**WHAT IS ASKED**
Return precisely the span of lines from the top of the material below to the line containing "grand_avg = 1.75", both included. Pictures are excluded.

========================================

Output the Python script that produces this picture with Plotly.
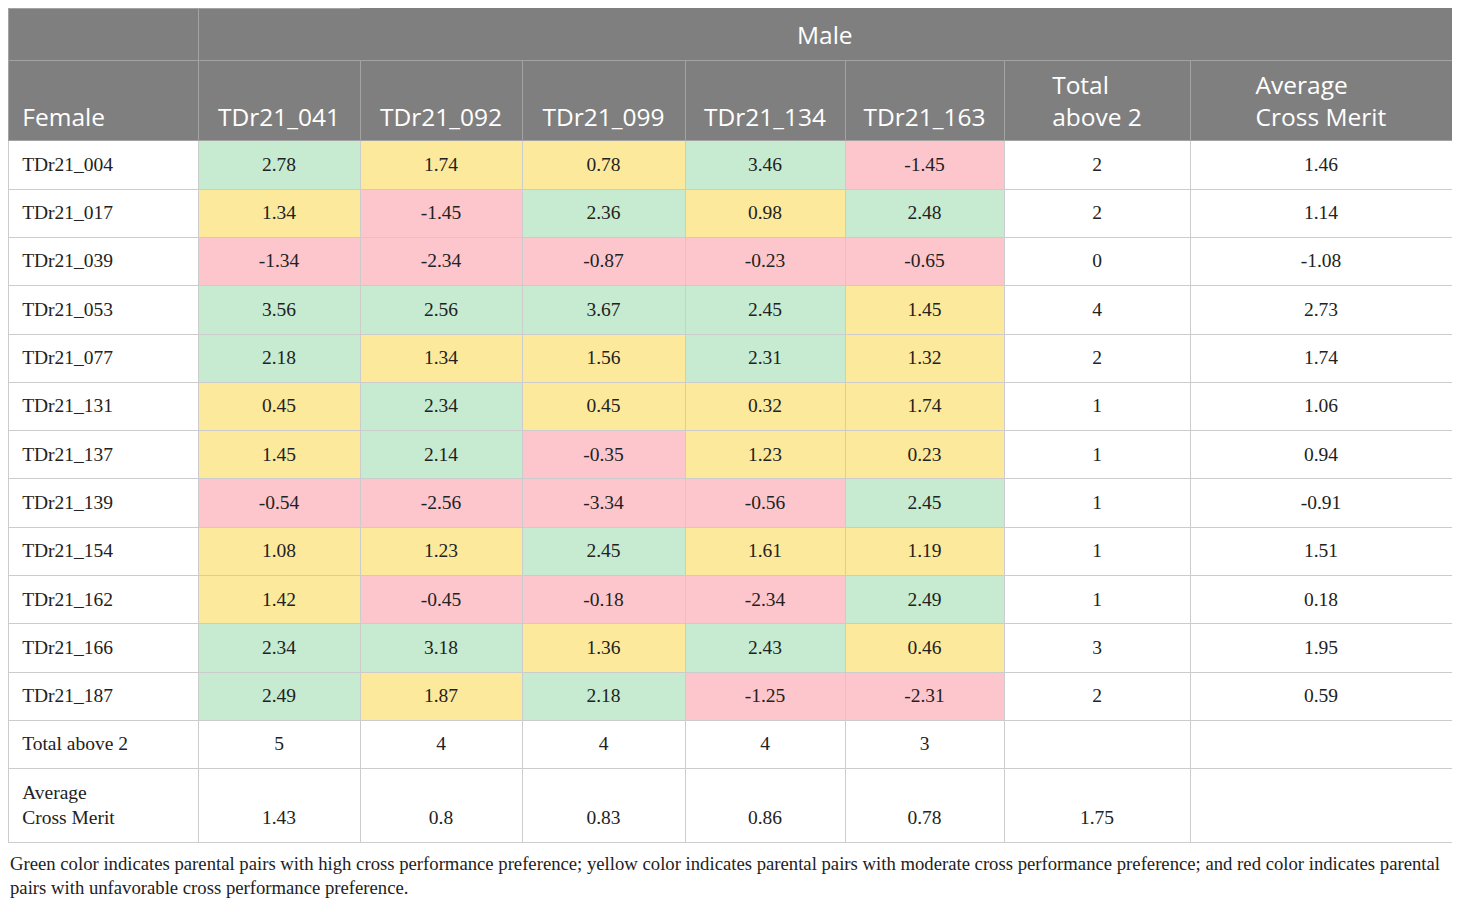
import plotly.graph_objects as go

females = ["TDr21_004", "TDr21_017", "TDr21_039", "TDr21_053", "TDr21_077", "TDr21_131",
           "TDr21_137", "TDr21_139", "TDr21_154", "TDr21_162", "TDr21_166", "TDr21_187"]
males = ["TDr21_041", "TDr21_092", "TDr21_099", "TDr21_134", "TDr21_163"]

merit_041 = [2.78, 1.34, -1.34, 3.56, 2.18, 0.45, 1.45, -0.54, 1.08, 1.42, 2.34, 2.49]
merit_092 = [1.74, -1.45, -2.34, 2.56, 1.34, 2.34, 2.14, -2.56, 1.23, -0.45, 3.18, 1.87]
merit_099 = [0.78, 2.36, -0.87, 3.67, 1.56, 0.45, -0.35, -3.34, 2.45, -0.18, 1.36, 2.18]
merit_134 = [3.46, 0.98, -0.23, 2.45, 2.31, 0.32, 1.23, -0.56, 1.61, -2.34, 2.43, -1.25]
merit_163 = [-1.45, 2.48, -0.65, 1.45, 1.32, 1.74, 0.23, 2.45, 1.19, 2.49, 0.46, -2.31]

female_total = [2, 2, 0, 4, 2, 1, 1, 1, 1, 1, 3, 2]
female_avg = [1.46, 1.14, -1.08, 2.73, 1.74, 1.06, 0.94, -0.91, 1.51, 0.18, 1.95, 0.59]
male_total = [5, 4, 4, 4, 3]
male_avg = [1.43, 0.8, 0.83, 0.86, 0.78]
grand_avg = 1.75

caption = ("Green color indicates parental pairs with high cross performance preference; yellow color "
           "indicates parental pairs with moderate cross performance preference; and red color indicates parental"
           "<br>pairs with unfavorable cross performance preference.")

# styles
GREEN, YELLOW, RED, WHITE = "#c6ebd0", "#fde99b", "#fdc6cd", "#ffffff"
HEAD, HEAD_LINE, LINE = "#7f7f7f", "#a3a3a3", "#cccccc"
HEAD_FONT, BODY_FONT = "Open Sans", "Liberation Serif"
col_widths = [190, 162, 162, 163, 160, 159, 186, 262]

# plotly tables top-align text; a wide invisible space pushes it down to mid-row.
# the trailing <br> keeps plotly from word-wrapping the markup
BIG = '<span style="font-size:24.5px">&nbsp;</span>'
TALL = '<span style="font-size:48px">&nbsp;</span>'   # deepens the two-line last row


def left(text):
    lines = text.split("<br>")
    out = [BIG + t for t in lines]
    if len(lines) > 1:
        out[-1] += TALL
    return "<br>".join(out) + "<br>"


def mid(text):
    lines = text.split("<br>")
    out = [BIG + t + BIG for t in lines]
    if len(lines) > 1:
        out[-1] = TALL + lines[-1] + TALL
    return "<br>".join(out) + "<br>"


def cell_color(v):
    if v > 2:
        return GREEN
    if v >= 0:
        return YELLOW
    return RED


merits = [merit_041, merit_092, merit_099, merit_134, merit_163]
n_rows = len(females) + 2

# cell text, column by column
cells = [[left(t) for t in females + ["Total above 2", "Average<br>Cross Merit"]]]
fills = [[WHITE] * n_rows]
for m, col in enumerate(merits):
    txt = [str(v) for v in col] + [str(male_total[m]), "<br>" + str(male_avg[m])]
    cells.append([mid(t) for t in txt])
    fills.append([cell_color(v) for v in col] + [WHITE] * 2)
cells.append([mid(t) for t in [str(v) for v in female_total] + ["", "<br>" + str(grand_avg)]])
fills.append([WHITE] * n_rows)
cells.append([mid(t) for t in [str(v) for v in female_avg] + ["", "<br>"]])
fills.append([WHITE] * n_rows)

header = [["", "&nbsp;<br>&nbsp;Female"]] + [["", "&nbsp;<br>" + m] for m in males] + \
         [["", "Total<br>above 2"], ["", "Average<br>Cross Merit"]]
# first header row is one merged "Male" band: hide its inner vertical lines
head_lines = [[HEAD_LINE, HEAD_LINE], [HEAD_LINE, HEAD_LINE]] + [[HEAD, HEAD_LINE]] * 6

fig = go.Figure()
fig.add_trace(go.Table(
    columnwidth=col_widths,
    domain=dict(x=[0, 1], y=[0.03, 1]),
    header=dict(values=header, fill_color=HEAD, height=52,
                line=dict(color=head_lines, width=1),
                align=["left"] + ["center"] * 7,
                font=dict(family=HEAD_FONT, size=24.5, color="white")),
    cells=dict(values=cells, fill_color=fills, height=48.3,
               line=dict(color=LINE, width=1),
               align=["left"] + ["center"] * 7,
               font=dict(family=BODY_FONT, size=19.5, color="#222222")),
))

total_w = sum(col_widths)
fig.add_annotation(text="Male", xref="paper", yref="paper",
                   x=(col_widths[0] + (total_w - col_widths[0]) / 2) / total_w, y=1 - 26 / 890,
                   xanchor="center", yanchor="middle", showarrow=False,
                   font=dict(family=HEAD_FONT, size=24.5, color="white"))
fig.add_annotation(text=caption, xref="paper", yref="paper", x=0, y=1 - 843 / 890,
                   xanchor="left", yanchor="top", align="left", showarrow=False,
                   font=dict(family=BODY_FONT, size=18.7, color="#222222"))

fig.update_layout(width=1444, height=890, margin=dict(l=0, r=0, t=0, b=0),
                  paper_bgcolor="white")
fig.write_html("out.html")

========================================

**OUTPUT FOR THIS EXERCISE**
Output the Python script that produces this picture with Plotly.
import plotly.graph_objects as go

females = ["TDr21_004", "TDr21_017", "TDr21_039", "TDr21_053", "TDr21_077", "TDr21_131",
           "TDr21_137", "TDr21_139", "TDr21_154", "TDr21_162", "TDr21_166", "TDr21_187"]
males = ["TDr21_041", "TDr21_092", "TDr21_099", "TDr21_134", "TDr21_163"]

merit_041 = [2.78, 1.34, -1.34, 3.56, 2.18, 0.45, 1.45, -0.54, 1.08, 1.42, 2.34, 2.49]
merit_092 = [1.74, -1.45, -2.34, 2.56, 1.34, 2.34, 2.14, -2.56, 1.23, -0.45, 3.18, 1.87]
merit_099 = [0.78, 2.36, -0.87, 3.67, 1.56, 0.45, -0.35, -3.34, 2.45, -0.18, 1.36, 2.18]
merit_134 = [3.46, 0.98, -0.23, 2.45, 2.31, 0.32, 1.23, -0.56, 1.61, -2.34, 2.43, -1.25]
merit_163 = [-1.45, 2.48, -0.65, 1.45, 1.32, 1.74, 0.23, 2.45, 1.19, 2.49, 0.46, -2.31]

female_total = [2, 2, 0, 4, 2, 1, 1, 1, 1, 1, 3, 2]
female_avg = [1.46, 1.14, -1.08, 2.73, 1.74, 1.06, 0.94, -0.91, 1.51, 0.18, 1.95, 0.59]
male_total = [5, 4, 4, 4, 3]
male_avg = [1.43, 0.8, 0.83, 0.86, 0.78]
grand_avg = 1.75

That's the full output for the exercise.